En presencia de alguien por quien estamos pillados se nos cambia a todos la voz, al menos a mi se me pone una voz de capullo que hasta yo mismo me sorprendo de escucharme de pronto con esa extraña calma, algo más grave, pero dulce, a medio camino entre mi voz habitual y un puro ronroneo.
Iba yo por el mercadona (jajaja, acabo de prolongar la avalancha de visitas del google que ya estaba amainando desde
el curioso incidente de la cajera misteriosa) buscando mis estrellitas cuando escucho esa voz de gilipollas que se nos pone a todos cuando estamos muy pillados por nuestro acompañante, pero algo distinta esta vez: qué bien canta, qué bien canta… escucho al pasar.
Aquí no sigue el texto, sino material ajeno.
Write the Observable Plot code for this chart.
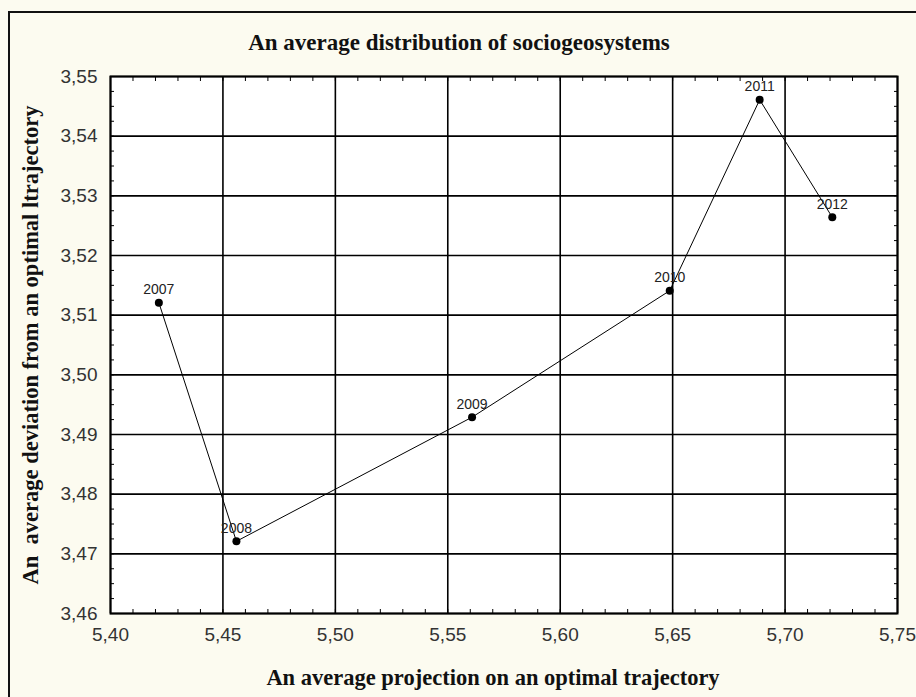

Y cuando miro veo a un viejo abrazando por detrás a su vieja que camina distraída en su compra. La abraza con ese abrazo con que uno aprovecha para olerle el cuello de cerca, para pasarle la mano distraídamente por el ombligo o apretarle un teto en el camino hasta la axila, donde está caliente y húmedo. Mientras se sienten los homóplatos y los cachetes del culo tan real, como quien no quiere la cosa.
Entonces he sentido el tiempo como una cosa vacía: yo, que mido el tiempo en intensidad, he sentido que las cuatro o cinco décadas de experiencia que me llevaban no habían llenado en nada el espacio que en teoría nos separa, virtud del cual yo soy supuestamente joven y ellos son supuestamente viejos… así como tampoco yo he conseguido llenar nunca el hueco que me separa hoy día de aquella niña que por fin se me dejaba agarrar a mis 16 años, y hundir mi erección entre sus nalgas mientras pasaban los tronos de la semana santa frente a nustras caras sonrientes de dicha… virtud del cual soy hoy joven y por aquel entonces un niñato, pero el mismo pringado de siempre, con esta voz de gilipollas con la que quizá algún día salte la cola a contracorriente para rescatar del olvido los sobrecaldos de una señora que canta mientras repasa indecisa las estanterías.